Compliance with the economic adjustment program was deemed crucial for fostering resilience and facilitating sustainable growth.

“Pakistan’s economy benefitted from improved macroeconomic stability through robust reform implementation in areas such as tax policy and energy sector viability,” ADB Country Director for Pakistan, Emma Fan, stated .

She emphasized that sustained implementation of policy reforms was vital to maintaining growth and strengthening fiscal and external buffers.

In FY2025, growth was anticipated to be driven by a resurgence in private sector investment linked to reform progress, perceptions of enhanced economic stability, and a stable foreign exchange market.

The successful execution of the reform program was expected to continue fostering a more stable macroeconomic environment and gradually eliminate structural barriers to growth.

Economic activity in both the industrial and service sectors was poised to benefit from recent monetary easing and macroeconomic stability.

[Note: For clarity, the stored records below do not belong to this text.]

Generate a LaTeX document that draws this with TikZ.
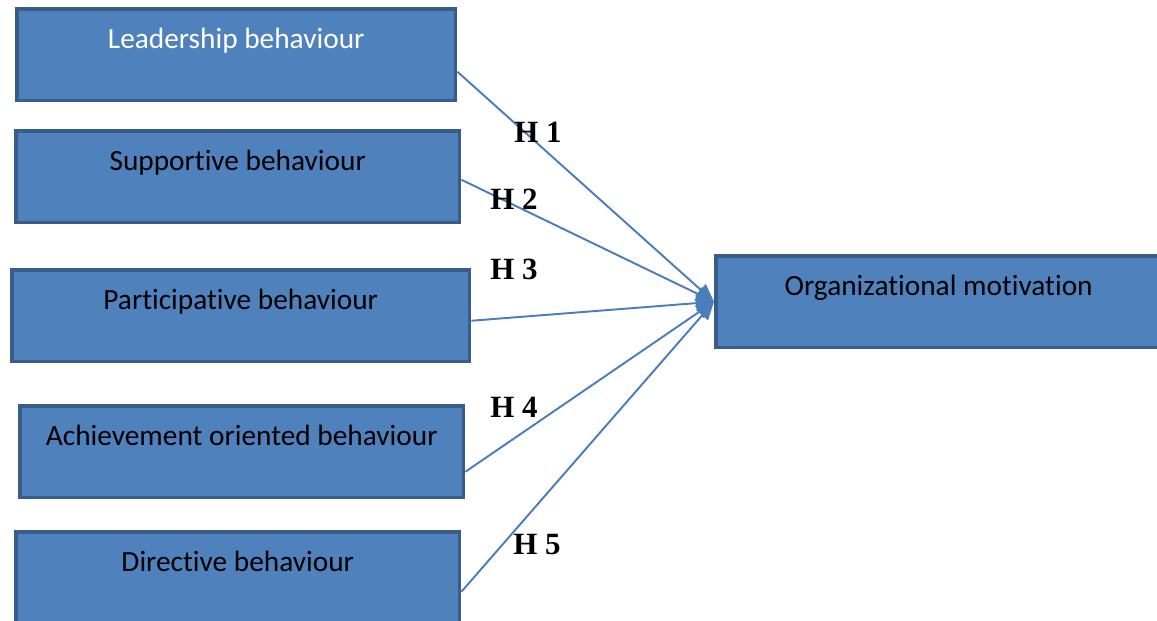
\documentclass[tikz,border=0pt]{standalone}
\usepackage{fontspec}
\setmainfont{Liberation Serif}
\newfontfamily\boxfont[Ligatures=NoCommon]{Carlito}
\usetikzlibrary{arrows.meta,calc}
\definecolor{boxBlue}{RGB}{79,129,189}
\definecolor{boxBlueDark}{RGB}{56,93,138}
\definecolor{linkBlue}{RGB}{74,126,187}

\tikzset{
    behaviour/.style={draw=boxBlueDark, fill=boxBlue, line width=2pt, inner sep=0pt,
        anchor=north west, text height=0.80cm, text depth=1.04cm,
        font=\boxfont\fontsize{16.7}{20}\selectfont},
    hyp/.style={font=\fontsize{17.6}{21}\selectfont\bfseries, anchor=base west, inner sep=0pt},
    link/.style={linkBlue, line width=1.1pt, -{Triangle[length=0.36cm,width=0.3cm]}}
}

\begin{document}
\begin{tikzpicture}[x=0.02cm,y=-0.02cm]

\useasboundingbox (0,0) rectangle (1157,621);
\clip (0,0) rectangle (1157,621);

% =========================
% 1. behaviour boxes
% =========================
\node[behaviour, minimum width=8.78cm, text=white] (lead) at (15,7) {Leadership behaviour};
\node[behaviour, minimum width=8.88cm] (supp) at (14,129) {Supportive behaviour};
\node[behaviour, minimum width=9.16cm] (part) at (10,268) {Participative behaviour};
\node[behaviour, minimum width=8.88cm] (achv) at (18,404) {Achievement oriented behaviour};
\node[behaviour, minimum width=8.88cm] (dirc) at (14,530) {Directive behaviour};

% =========================
% 2. outcome
% =========================
\node[behaviour, minimum width=8.92cm] (motiv) at (714,254) {Organizational motivation};

% =========================
% 3. hypotheses
% =========================
\draw[link] ([yshift=-0.34cm]lead.east) -- (motiv.west);
\draw[link] ([yshift=-0.06cm]supp.east) -- (motiv.west);
\draw[link] ([yshift=-0.10cm]part.east) -- (motiv.west);
\draw[link] ([yshift=-0.40cm]achv.east) -- (motiv.west);
\draw[link] ([yshift=-0.28cm]dirc.east) -- (motiv.west);

\node[hyp] (h1) at (514,143) {H 1};
\node[hyp] (h2) at (490,210) {H 2};
\node[hyp] (h3) at (490,280) {H 3};
\node[hyp] (h4) at (490,418) {H 4};
\node[hyp] (h5) at (513,555) {H 5};

\end{tikzpicture}
\end{document}
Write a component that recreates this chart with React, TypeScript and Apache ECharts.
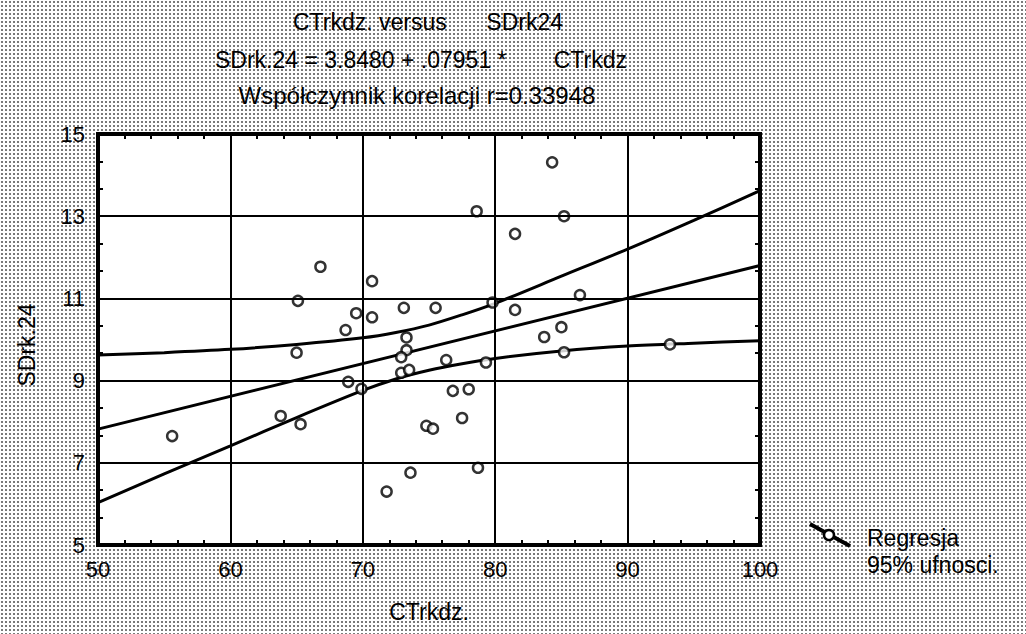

Additionally, strong remittance inflows, lower inflation, and monetary easing were likely to support aggregate demand.

Average inflation was projected to decline significantly to 6.0% in FY2025 and further to 5.8% in FY2026, driven by continued moderation in food inflation, stable global oil and commodity prices, and moderate domestic demand conditions.

Despite these positive trends, female labor force participation in Pakistan remained low compared to regional peers. Enhancing women’s opportunities to work could boost productivity and promote female empowerment.

Continued investment in girls’ education, vocational training, improved public transport, and safe travel options was essential to reduce barriers for women entering the labor market.

The ADB noted that the growth forecasts were finalized prior to the announcement of new tariffs by the US administration on April 2, 2025. As such, the baseline projections reflected only previously existing tariffs.

However, the ADO April 2025 included an analysis of how increased tariffs may have impacted growth across Asia and the Pacific.